Spontaneity And Routine

“Your options get narrow as you get old,” my friend told me. “There’s just less you’re able to do.”

“Or maybe it’s just that most people feel forced to make certain choices when they have kids or get married. Maybe the options are still the same and we’re still in control,” I offered.

It crosses my mind quite a bit. I had a similar conversation driving with an uncle once when I was 15 or so.

“Getting married,” he said, “takes away a lot of your options in life. Then having a kid takes away more options. Having two kids takes away even more options…”

It seems so hopeless. We grow up and do all the things we dreamed of doing, like getting a cool job and having a family, but we feel that our options are limited.
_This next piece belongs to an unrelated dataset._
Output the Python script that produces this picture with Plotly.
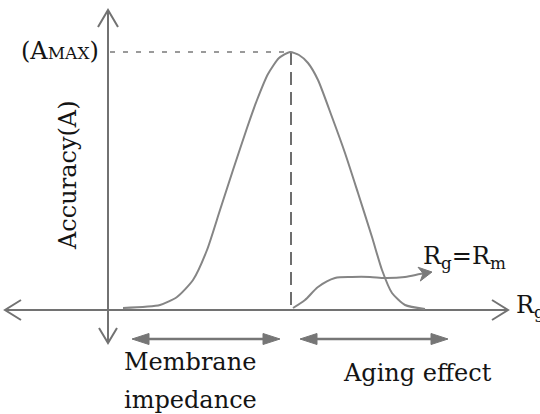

Perhaps it’s simply a spectrum of spontaneity to routine. Think of spontaneity as what it was like to be a child. You pretty much decided what you were going to right before it happened. Compare that to the elderly person who gets up and wears the same type of socks every day, goes to the same place, eats the same lunch every day. Routine, for some, is what keeps them alive.

But we can play with this spectrum. We can think of it like a lever: there are choices we have to make to keep our routines in place, and somewhere in the mess of things, there is a a space for spontaneity.

There’s a space to jump in puddles, to stop and stare at a piece of artwork in a cafe, to listen to the street performer. There’s a space to explore the one room in your house that you never visit, to take a tour in your own city, to eat something completely outlandish.

Routine binds the moments of our lives together in a way that makes sense, but spontaneity is what lives in the empty spaces.